Howard Schultz, the Starbucks executive who oversaw the Seattle coffeehouse chain’s global expansion, will step down as the company’s executive chairman of the board on June 26, the company confirmed on Monday.
Schultz, 64, spent four decades working at Starbucks. He served as the company’s CEO from 1987 to 2000 and returned to the role for a second stint from 2008 to 2016, when he was replaced by current CEO Kevin Johnson.
“I set out to build a company that my father, a blue-collar worker and World War II veteran, never had a chance to work for,” Schultz wrote in a letterOpens a New Window. to Starbucks employees. “Together we’ve done that, and so much more, by balancing profitability and social conscience, compassion and rigor, and love and responsibility.”

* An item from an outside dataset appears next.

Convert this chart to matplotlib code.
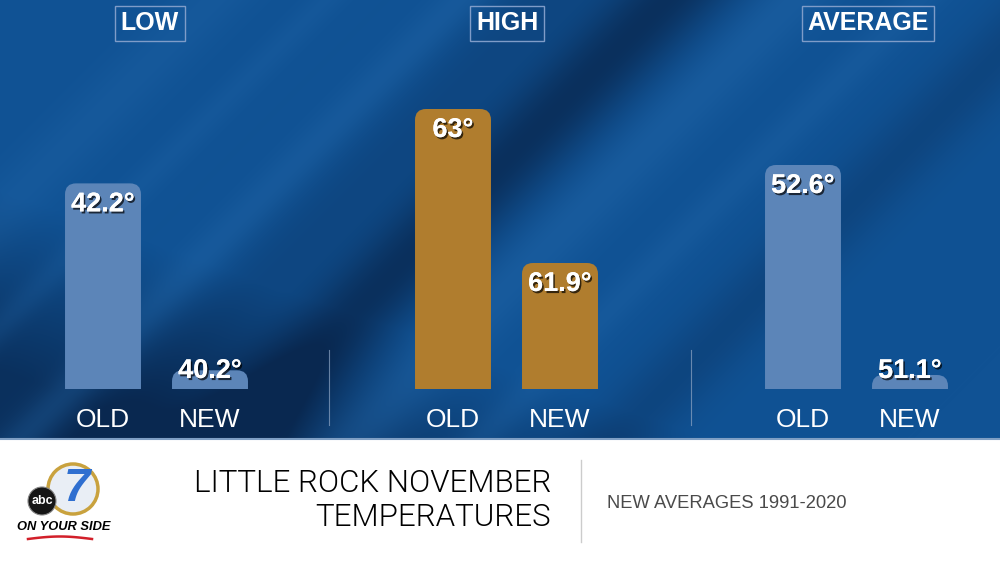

Starbucks shares slid in after-hours trading on the announcement.
A prominent critic of President Donald Trump, Schultz has long been rumored to have political aspirations. Schultz said earlier this year that the Trump administration “is creating episodic chaos” in the country.
“I want to be truthful with you without creating more speculative headlines,” Schultz told The New York Times on Monday. “For some time now, I have been deeply concerned about our country — the growing division at home and our standing in the world.”
“One of the things I want to do in my next chapter is to figure out if there is a role I can play in giving back,” he added. “I’m not exactly sure what that means yet.”
Starbucks said the company’s stock rose more than 21,000% since its 1992 initial public offering. Myron Ullman, the former chairman and CEO of retail giant J.C. Penney, will replace Schultz as executive chairman of the board.
“There are no words to fully express our gratitude to Howard for the extraordinary company he has built,” Johnson said in a statement.
“He’s helped Starbucks earn the respect of millions around the world by always being true to a higher calling, and always being bold in creating a better future. He’s taught all of us that it’s possible to be a very different kind of public company. That must, and will, continue on my watch.”
Starbucks has more than 28,000 store locations across 77 countries. Schultz’s departure came weeks after Starbucks revamped its store policies following the arrests of two customers at a Philadelphia store location.